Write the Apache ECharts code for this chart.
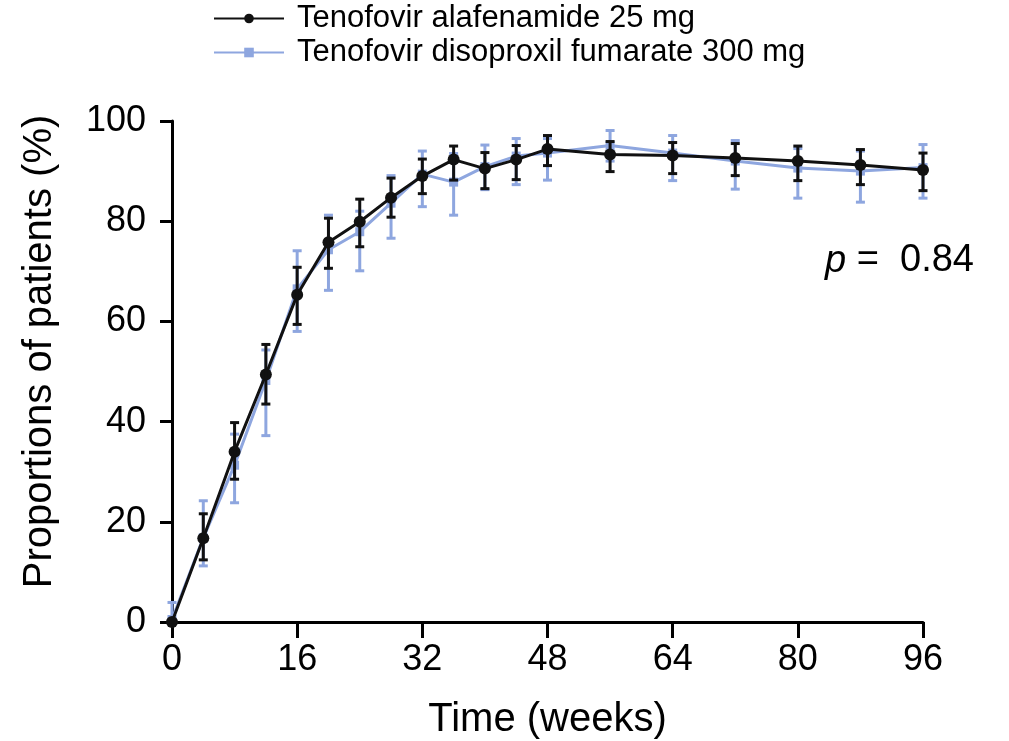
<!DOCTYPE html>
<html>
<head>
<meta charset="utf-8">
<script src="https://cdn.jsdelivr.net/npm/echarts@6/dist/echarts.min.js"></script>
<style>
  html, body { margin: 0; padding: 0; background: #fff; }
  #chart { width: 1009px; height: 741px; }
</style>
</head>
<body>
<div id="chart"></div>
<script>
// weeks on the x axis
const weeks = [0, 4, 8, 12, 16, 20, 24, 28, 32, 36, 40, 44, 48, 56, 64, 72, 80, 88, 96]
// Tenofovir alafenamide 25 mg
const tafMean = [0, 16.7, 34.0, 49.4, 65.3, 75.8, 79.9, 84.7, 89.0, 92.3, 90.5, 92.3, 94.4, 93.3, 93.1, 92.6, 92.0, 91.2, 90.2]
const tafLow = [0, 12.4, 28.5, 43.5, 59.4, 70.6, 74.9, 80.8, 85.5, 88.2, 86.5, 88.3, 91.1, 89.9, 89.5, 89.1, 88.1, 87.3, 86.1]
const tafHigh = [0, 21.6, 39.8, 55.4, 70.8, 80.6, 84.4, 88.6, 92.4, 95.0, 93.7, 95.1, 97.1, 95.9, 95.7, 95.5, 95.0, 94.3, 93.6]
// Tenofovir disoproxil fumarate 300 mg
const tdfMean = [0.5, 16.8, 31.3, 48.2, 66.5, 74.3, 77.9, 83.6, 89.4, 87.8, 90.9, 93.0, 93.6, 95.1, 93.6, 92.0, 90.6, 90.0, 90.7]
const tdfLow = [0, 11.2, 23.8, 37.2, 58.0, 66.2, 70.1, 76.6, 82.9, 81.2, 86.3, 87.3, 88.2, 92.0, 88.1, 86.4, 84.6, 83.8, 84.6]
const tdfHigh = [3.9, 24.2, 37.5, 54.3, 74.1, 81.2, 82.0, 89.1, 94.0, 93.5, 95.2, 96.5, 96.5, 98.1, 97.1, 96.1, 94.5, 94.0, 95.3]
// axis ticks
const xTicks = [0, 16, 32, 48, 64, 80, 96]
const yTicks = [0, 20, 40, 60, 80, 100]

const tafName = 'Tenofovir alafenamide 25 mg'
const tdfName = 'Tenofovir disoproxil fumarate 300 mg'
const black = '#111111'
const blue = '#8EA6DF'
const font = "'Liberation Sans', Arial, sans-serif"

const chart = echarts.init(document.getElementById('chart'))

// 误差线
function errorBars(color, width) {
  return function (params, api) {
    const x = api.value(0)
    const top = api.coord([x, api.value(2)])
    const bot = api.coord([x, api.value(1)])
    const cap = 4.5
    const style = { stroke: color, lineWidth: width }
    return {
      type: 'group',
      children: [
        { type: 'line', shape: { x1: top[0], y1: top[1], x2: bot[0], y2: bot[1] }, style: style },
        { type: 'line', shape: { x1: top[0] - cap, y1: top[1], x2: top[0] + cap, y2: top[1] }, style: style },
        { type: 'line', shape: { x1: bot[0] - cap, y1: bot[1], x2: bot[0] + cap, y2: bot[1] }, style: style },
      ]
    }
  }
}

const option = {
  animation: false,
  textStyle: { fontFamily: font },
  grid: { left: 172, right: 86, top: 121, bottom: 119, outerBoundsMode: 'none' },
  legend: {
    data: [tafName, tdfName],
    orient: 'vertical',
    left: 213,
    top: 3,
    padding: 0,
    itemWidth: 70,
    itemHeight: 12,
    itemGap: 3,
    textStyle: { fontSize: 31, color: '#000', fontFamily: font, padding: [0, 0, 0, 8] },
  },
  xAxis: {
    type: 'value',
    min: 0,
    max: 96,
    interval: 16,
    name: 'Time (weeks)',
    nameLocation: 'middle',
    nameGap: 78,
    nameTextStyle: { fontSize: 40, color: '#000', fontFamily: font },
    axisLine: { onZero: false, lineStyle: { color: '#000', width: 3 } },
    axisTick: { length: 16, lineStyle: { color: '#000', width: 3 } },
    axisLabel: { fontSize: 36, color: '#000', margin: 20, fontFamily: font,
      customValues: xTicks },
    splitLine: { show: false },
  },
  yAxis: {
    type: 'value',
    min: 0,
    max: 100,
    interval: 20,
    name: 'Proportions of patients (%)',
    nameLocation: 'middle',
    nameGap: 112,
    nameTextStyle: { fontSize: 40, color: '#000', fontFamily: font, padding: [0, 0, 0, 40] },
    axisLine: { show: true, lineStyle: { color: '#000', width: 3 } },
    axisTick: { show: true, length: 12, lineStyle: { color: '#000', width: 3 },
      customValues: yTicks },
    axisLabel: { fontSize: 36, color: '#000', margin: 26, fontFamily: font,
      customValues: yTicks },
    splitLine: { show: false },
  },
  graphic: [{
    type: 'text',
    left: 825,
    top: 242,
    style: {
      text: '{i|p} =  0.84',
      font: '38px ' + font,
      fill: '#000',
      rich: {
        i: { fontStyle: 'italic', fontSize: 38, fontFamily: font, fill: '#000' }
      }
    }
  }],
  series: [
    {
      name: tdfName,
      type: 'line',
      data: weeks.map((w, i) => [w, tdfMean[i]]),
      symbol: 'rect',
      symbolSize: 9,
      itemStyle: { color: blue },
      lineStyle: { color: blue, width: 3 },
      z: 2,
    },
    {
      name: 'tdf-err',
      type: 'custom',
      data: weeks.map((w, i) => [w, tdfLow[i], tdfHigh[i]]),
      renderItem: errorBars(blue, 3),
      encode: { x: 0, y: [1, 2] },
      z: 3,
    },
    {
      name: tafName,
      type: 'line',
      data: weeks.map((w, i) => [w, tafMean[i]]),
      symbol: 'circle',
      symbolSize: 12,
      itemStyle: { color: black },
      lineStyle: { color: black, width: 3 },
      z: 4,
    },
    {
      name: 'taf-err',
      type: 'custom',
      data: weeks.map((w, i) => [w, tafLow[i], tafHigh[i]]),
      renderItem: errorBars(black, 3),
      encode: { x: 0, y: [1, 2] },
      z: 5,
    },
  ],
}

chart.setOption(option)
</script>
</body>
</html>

• EXERCISE TASK: Copy nothing but the lines from the first one in the listing through the line with "const yTicks = [0, 20, 40, 60, 80, 100]", and omit the pictures.

• FINISHED EXERCISE:
Write the Apache ECharts code for this chart.
<!DOCTYPE html>
<html>
<head>
<meta charset="utf-8">
<script src="https://cdn.jsdelivr.net/npm/echarts@6/dist/echarts.min.js"></script>
<style>
  html, body { margin: 0; padding: 0; background: #fff; }
  #chart { width: 1009px; height: 741px; }
</style>
</head>
<body>
<div id="chart"></div>
<script>
// weeks on the x axis
const weeks = [0, 4, 8, 12, 16, 20, 24, 28, 32, 36, 40, 44, 48, 56, 64, 72, 80, 88, 96]
// Tenofovir alafenamide 25 mg
const tafMean = [0, 16.7, 34.0, 49.4, 65.3, 75.8, 79.9, 84.7, 89.0, 92.3, 90.5, 92.3, 94.4, 93.3, 93.1, 92.6, 92.0, 91.2, 90.2]
const tafLow = [0, 12.4, 28.5, 43.5, 59.4, 70.6, 74.9, 80.8, 85.5, 88.2, 86.5, 88.3, 91.1, 89.9, 89.5, 89.1, 88.1, 87.3, 86.1]
const tafHigh = [0, 21.6, 39.8, 55.4, 70.8, 80.6, 84.4, 88.6, 92.4, 95.0, 93.7, 95.1, 97.1, 95.9, 95.7, 95.5, 95.0, 94.3, 93.6]
// Tenofovir disoproxil fumarate 300 mg
const tdfMean = [0.5, 16.8, 31.3, 48.2, 66.5, 74.3, 77.9, 83.6, 89.4, 87.8, 90.9, 93.0, 93.6, 95.1, 93.6, 92.0, 90.6, 90.0, 90.7]
const tdfLow = [0, 11.2, 23.8, 37.2, 58.0, 66.2, 70.1, 76.6, 82.9, 81.2, 86.3, 87.3, 88.2, 92.0, 88.1, 86.4, 84.6, 83.8, 84.6]
const tdfHigh = [3.9, 24.2, 37.5, 54.3, 74.1, 81.2, 82.0, 89.1, 94.0, 93.5, 95.2, 96.5, 96.5, 98.1, 97.1, 96.1, 94.5, 94.0, 95.3]
// axis ticks
const xTicks = [0, 16, 32, 48, 64, 80, 96]
const yTicks = [0, 20, 40, 60, 80, 100]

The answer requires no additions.